_TASK_
Look through the material below for "this". Copy every line that contains it.

+ + + +

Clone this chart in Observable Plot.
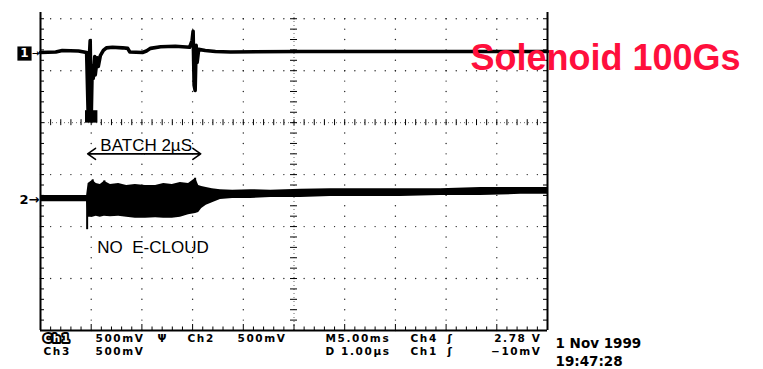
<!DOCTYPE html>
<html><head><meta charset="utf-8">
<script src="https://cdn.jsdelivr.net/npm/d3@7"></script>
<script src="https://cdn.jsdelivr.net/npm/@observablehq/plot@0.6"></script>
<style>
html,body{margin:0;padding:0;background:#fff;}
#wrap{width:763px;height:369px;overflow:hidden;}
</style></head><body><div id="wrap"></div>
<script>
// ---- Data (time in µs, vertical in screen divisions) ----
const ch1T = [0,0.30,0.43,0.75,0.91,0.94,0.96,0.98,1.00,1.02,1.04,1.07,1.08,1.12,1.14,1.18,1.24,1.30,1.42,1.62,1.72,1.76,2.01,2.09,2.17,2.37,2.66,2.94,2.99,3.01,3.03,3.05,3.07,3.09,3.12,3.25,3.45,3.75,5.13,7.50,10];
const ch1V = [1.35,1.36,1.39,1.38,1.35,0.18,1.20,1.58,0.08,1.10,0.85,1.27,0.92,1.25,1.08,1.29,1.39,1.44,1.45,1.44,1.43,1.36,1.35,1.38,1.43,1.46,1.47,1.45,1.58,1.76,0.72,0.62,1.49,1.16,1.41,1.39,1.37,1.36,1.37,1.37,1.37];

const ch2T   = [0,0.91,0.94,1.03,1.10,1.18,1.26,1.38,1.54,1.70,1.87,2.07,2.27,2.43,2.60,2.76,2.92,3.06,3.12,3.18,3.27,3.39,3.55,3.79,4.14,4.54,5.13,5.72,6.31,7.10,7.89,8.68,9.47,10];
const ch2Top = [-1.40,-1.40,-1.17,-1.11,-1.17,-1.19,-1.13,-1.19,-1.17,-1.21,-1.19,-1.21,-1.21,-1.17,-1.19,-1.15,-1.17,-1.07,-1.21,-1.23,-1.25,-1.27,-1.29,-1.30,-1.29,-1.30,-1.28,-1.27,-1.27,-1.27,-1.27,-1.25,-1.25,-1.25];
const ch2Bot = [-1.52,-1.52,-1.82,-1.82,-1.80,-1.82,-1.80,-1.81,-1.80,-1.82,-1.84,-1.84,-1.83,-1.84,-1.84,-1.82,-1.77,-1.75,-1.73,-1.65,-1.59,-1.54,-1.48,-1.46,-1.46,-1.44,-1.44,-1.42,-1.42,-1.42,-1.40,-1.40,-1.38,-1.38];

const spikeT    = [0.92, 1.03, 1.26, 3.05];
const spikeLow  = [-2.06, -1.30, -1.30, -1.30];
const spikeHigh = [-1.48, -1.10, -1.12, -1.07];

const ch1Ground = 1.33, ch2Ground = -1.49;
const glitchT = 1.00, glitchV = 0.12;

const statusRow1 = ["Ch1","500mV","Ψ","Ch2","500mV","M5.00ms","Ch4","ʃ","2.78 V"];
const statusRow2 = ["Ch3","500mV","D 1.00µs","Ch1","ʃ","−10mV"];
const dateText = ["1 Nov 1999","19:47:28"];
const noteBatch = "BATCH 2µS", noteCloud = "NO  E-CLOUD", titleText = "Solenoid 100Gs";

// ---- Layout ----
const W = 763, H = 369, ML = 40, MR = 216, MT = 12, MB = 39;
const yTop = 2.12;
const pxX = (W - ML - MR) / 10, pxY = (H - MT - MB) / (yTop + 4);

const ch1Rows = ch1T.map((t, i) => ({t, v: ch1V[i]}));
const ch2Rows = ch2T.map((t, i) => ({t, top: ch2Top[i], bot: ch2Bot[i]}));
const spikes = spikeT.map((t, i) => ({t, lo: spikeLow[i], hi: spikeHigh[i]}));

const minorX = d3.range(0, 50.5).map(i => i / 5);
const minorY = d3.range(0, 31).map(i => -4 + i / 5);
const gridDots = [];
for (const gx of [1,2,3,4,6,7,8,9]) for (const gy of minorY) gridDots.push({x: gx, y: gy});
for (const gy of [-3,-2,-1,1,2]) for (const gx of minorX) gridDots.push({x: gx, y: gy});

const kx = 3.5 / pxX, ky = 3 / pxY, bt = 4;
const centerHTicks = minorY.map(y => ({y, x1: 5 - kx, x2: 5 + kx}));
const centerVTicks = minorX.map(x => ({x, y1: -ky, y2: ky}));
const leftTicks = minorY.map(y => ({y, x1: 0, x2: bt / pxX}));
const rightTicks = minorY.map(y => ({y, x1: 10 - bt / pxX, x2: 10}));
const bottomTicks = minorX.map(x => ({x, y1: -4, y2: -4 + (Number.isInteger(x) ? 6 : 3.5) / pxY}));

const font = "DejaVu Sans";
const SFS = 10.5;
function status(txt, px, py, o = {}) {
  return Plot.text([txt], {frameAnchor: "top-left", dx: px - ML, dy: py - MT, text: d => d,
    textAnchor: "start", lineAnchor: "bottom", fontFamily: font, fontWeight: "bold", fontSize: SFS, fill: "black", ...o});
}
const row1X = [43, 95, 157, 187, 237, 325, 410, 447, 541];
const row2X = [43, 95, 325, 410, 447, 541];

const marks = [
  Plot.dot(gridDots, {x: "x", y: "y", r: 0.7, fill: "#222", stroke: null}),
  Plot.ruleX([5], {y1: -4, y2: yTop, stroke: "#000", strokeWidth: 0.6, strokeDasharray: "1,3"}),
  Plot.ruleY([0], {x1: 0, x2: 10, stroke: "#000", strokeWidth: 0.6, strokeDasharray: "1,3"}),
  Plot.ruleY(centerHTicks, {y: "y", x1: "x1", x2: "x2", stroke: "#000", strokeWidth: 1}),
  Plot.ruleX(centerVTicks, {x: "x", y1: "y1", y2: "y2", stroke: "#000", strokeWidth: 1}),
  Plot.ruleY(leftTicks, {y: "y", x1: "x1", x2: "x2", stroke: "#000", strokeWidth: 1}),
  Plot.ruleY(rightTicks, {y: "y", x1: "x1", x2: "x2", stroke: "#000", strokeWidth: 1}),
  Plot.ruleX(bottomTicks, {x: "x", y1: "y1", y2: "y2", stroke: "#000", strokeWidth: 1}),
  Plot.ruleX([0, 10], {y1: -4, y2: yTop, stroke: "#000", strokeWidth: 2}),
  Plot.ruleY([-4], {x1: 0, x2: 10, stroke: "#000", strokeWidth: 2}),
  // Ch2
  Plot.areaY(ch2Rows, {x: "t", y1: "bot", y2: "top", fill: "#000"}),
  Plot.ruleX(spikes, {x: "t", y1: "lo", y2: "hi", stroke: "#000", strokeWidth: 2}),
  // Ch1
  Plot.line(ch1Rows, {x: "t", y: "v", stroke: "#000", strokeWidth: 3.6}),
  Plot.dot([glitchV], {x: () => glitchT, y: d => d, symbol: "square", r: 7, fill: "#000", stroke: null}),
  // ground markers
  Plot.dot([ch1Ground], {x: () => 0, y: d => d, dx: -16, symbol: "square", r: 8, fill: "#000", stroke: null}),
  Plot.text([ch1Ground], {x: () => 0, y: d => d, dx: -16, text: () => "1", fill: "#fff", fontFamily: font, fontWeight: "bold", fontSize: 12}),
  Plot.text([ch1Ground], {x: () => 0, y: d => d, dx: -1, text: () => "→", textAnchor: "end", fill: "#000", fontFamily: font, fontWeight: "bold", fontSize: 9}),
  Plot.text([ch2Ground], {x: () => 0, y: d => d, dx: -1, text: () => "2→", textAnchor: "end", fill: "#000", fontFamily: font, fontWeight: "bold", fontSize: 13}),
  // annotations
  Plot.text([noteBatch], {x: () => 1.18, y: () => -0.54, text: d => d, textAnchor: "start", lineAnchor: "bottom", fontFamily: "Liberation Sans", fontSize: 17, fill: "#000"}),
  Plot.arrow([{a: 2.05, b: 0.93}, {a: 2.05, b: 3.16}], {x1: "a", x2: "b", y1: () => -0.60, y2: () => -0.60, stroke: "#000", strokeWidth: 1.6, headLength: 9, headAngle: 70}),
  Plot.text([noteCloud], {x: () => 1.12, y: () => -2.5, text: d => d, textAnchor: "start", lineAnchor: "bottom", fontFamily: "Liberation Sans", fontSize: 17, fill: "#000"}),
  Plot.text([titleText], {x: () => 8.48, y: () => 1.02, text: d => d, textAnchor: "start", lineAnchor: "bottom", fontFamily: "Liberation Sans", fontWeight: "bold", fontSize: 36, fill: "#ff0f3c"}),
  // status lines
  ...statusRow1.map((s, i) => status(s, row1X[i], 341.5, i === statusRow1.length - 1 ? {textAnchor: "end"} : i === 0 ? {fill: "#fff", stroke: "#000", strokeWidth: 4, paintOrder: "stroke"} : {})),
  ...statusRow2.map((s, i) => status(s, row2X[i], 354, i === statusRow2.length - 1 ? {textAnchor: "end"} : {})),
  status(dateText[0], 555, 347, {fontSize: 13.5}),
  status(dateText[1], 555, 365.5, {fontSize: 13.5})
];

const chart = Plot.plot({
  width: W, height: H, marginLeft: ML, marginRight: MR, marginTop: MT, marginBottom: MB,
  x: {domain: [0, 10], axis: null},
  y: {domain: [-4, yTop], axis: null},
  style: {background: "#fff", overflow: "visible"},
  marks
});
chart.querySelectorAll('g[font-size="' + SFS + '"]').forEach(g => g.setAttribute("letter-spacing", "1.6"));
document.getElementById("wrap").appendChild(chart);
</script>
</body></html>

+ + + +

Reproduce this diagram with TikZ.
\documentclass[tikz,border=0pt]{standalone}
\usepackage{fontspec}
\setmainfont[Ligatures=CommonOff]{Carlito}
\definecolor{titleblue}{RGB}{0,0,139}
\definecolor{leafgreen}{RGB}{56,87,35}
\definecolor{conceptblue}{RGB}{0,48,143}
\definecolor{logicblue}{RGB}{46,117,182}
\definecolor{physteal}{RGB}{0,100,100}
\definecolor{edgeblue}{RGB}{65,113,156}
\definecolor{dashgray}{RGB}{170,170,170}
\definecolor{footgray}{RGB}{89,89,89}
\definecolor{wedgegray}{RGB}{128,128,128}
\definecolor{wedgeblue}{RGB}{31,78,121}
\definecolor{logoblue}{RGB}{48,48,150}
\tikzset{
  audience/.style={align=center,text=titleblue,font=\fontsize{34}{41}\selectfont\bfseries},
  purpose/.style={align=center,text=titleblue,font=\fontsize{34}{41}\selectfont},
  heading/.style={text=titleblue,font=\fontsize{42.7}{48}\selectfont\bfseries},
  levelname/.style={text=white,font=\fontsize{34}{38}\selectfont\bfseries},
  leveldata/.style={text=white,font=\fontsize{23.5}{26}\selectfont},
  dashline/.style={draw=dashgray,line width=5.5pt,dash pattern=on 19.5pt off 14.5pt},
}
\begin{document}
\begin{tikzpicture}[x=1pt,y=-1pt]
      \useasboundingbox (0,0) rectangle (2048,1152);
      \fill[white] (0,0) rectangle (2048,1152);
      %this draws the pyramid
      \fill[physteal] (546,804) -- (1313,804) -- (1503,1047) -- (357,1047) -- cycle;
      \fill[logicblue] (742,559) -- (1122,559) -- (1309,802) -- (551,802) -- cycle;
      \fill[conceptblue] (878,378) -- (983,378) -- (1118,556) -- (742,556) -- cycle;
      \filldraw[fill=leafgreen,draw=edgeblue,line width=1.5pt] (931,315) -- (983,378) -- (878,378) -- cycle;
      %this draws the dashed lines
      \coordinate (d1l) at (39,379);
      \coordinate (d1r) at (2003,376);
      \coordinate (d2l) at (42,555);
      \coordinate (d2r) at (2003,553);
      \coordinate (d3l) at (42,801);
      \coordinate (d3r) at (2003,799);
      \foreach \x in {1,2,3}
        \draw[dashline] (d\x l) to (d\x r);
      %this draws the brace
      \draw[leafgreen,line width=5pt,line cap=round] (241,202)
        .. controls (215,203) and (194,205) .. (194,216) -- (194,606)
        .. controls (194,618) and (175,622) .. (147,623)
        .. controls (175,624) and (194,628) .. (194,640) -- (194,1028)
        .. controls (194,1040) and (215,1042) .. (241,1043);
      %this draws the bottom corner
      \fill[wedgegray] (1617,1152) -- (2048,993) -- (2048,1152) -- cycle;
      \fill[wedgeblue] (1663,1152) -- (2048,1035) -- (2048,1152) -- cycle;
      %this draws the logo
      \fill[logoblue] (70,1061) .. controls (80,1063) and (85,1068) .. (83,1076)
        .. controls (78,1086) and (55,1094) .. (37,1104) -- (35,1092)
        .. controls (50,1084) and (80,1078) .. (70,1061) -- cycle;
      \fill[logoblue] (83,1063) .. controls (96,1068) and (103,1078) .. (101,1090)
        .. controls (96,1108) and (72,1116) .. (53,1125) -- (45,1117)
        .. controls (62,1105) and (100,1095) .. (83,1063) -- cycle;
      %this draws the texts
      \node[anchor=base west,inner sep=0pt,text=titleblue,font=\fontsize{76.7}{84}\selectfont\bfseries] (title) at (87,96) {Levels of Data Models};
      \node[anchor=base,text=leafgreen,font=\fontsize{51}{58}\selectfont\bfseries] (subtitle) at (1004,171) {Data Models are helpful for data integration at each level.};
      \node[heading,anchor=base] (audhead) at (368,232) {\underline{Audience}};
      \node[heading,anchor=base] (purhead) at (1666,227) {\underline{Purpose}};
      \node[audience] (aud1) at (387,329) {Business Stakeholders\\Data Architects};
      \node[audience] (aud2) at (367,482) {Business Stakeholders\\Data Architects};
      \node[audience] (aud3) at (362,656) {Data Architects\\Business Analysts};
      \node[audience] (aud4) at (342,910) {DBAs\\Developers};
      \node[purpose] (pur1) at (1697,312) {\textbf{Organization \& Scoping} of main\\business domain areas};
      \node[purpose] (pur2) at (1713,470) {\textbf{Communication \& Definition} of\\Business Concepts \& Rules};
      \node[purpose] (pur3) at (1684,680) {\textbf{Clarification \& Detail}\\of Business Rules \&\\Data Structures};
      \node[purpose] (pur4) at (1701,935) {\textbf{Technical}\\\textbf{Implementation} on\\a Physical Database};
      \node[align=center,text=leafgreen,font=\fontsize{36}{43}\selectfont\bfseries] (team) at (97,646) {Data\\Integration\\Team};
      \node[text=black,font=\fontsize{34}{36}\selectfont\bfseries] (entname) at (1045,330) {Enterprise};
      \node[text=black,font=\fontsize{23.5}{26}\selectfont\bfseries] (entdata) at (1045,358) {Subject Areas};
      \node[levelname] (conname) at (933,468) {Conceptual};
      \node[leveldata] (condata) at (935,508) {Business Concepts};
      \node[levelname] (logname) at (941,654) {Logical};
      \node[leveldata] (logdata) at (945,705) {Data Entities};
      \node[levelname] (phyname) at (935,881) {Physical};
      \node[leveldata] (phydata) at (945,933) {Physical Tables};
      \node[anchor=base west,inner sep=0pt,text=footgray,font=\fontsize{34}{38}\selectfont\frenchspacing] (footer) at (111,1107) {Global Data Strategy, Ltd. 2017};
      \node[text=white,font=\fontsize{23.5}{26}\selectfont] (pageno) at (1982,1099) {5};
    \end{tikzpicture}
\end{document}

+ + + +

_THE SOLUTION_
Clone this chart in Observable Plot.
Reproduce this diagram with TikZ.
      %this draws the pyramid
      %this draws the dashed lines
      %this draws the brace
      %this draws the bottom corner
      %this draws the logo
      %this draws the texts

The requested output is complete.